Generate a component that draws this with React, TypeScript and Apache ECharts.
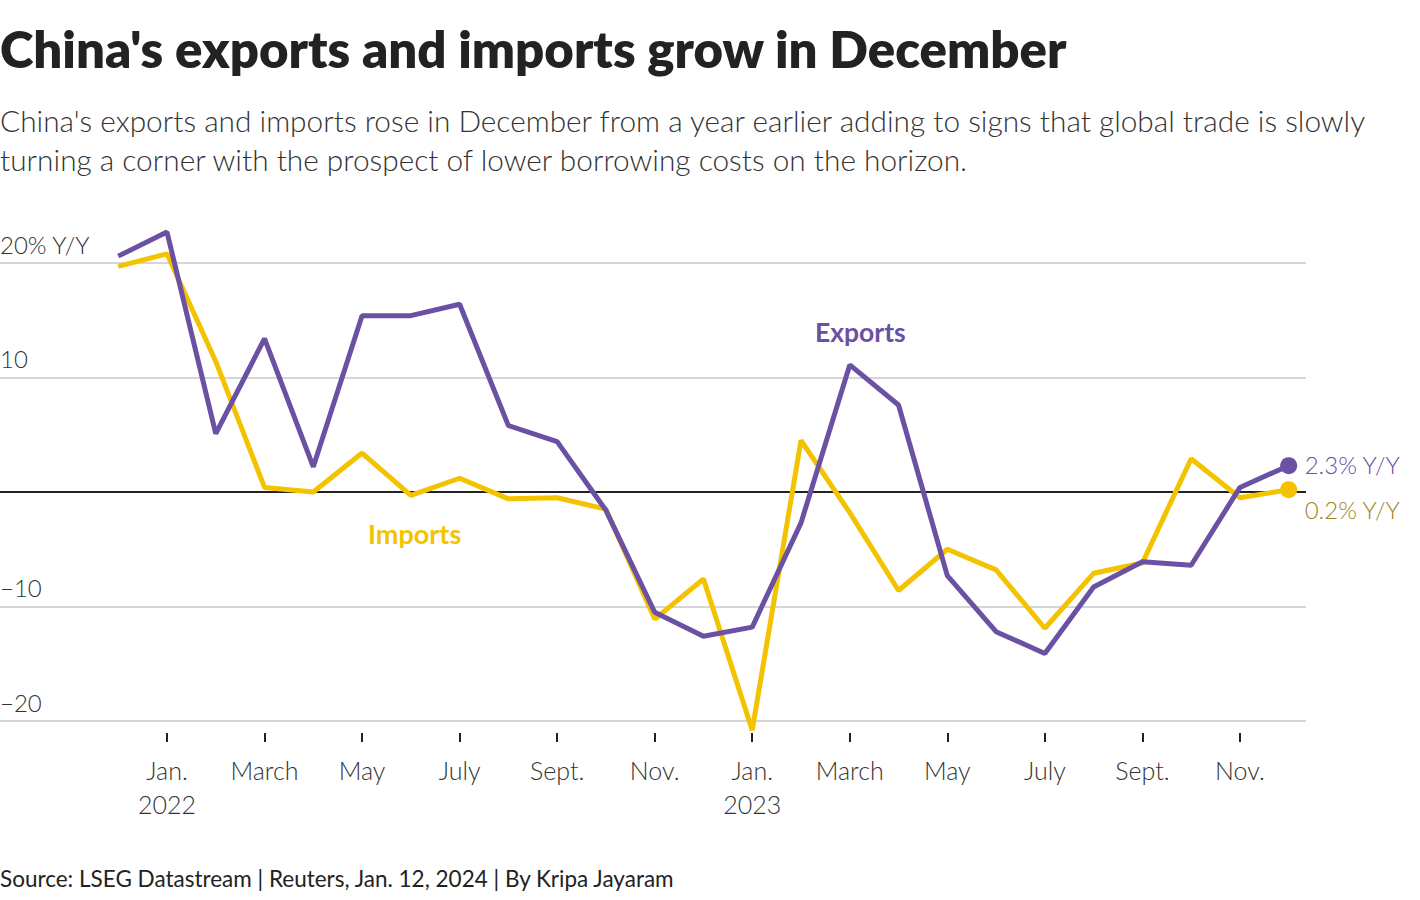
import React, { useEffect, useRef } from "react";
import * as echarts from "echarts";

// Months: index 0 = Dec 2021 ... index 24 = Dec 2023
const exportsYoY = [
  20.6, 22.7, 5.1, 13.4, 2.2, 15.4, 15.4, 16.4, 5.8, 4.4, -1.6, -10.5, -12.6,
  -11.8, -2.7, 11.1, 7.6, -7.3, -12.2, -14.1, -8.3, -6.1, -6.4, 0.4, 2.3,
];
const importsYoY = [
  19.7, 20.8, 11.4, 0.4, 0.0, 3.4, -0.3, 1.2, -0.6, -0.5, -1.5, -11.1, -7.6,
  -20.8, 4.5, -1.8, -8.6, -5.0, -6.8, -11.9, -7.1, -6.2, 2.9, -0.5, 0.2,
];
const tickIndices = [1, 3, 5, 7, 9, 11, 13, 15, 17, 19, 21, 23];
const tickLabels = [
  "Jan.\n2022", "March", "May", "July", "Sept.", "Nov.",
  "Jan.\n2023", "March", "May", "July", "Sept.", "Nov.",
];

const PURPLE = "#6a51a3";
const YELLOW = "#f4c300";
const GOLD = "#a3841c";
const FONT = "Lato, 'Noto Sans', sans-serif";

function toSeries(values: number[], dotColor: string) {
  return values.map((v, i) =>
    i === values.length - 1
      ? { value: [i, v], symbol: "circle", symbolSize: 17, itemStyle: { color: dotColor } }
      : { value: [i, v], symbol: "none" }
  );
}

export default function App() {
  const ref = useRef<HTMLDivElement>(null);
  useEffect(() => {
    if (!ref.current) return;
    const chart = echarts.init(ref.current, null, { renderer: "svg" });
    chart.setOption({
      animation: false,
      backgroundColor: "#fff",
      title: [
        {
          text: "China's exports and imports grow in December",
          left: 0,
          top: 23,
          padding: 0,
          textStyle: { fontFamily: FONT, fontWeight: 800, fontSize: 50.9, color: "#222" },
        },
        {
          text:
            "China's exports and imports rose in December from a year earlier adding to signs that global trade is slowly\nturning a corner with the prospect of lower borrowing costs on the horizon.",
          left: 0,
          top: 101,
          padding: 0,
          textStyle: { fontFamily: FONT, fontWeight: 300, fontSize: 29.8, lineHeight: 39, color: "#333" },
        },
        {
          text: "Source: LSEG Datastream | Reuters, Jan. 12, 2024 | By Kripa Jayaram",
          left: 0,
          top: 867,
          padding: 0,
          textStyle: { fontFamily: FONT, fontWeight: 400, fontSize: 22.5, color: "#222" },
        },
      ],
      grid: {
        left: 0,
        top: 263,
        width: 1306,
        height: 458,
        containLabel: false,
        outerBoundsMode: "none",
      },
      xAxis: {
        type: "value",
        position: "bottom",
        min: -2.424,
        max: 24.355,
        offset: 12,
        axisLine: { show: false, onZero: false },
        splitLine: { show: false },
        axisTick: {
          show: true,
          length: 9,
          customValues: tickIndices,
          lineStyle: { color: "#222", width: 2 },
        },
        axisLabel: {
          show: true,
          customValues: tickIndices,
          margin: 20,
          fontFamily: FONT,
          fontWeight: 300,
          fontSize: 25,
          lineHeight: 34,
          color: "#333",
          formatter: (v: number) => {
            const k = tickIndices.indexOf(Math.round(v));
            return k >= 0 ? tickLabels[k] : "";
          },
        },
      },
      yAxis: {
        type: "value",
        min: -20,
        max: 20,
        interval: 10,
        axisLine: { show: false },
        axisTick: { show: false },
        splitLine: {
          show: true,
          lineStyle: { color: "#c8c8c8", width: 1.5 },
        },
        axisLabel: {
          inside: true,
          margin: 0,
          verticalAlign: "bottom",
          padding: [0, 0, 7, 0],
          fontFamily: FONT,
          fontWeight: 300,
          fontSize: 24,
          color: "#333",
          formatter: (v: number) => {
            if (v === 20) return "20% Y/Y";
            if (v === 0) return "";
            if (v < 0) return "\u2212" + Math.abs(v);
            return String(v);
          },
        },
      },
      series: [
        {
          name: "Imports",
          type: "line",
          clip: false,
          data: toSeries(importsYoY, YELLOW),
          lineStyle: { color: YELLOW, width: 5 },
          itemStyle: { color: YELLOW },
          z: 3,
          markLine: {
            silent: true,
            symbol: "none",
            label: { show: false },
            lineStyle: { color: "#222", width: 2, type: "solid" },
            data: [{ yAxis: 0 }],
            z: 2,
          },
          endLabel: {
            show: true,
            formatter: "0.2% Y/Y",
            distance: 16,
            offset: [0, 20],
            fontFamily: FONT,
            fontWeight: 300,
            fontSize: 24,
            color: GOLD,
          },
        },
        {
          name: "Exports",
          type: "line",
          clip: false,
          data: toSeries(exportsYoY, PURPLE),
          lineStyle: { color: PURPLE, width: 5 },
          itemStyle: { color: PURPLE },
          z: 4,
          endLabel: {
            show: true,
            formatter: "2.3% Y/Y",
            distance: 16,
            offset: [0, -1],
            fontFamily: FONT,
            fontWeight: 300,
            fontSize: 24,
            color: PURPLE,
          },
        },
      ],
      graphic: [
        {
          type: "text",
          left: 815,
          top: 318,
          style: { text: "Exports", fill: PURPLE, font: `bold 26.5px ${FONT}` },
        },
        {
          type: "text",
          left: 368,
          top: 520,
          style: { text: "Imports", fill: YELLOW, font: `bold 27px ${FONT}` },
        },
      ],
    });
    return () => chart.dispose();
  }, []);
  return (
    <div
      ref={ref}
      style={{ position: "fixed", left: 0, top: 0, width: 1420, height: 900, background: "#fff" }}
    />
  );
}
*-*-*
Find how many lines of the material carry the string "with". Only the number should be in the answer.

_Correct response:_
2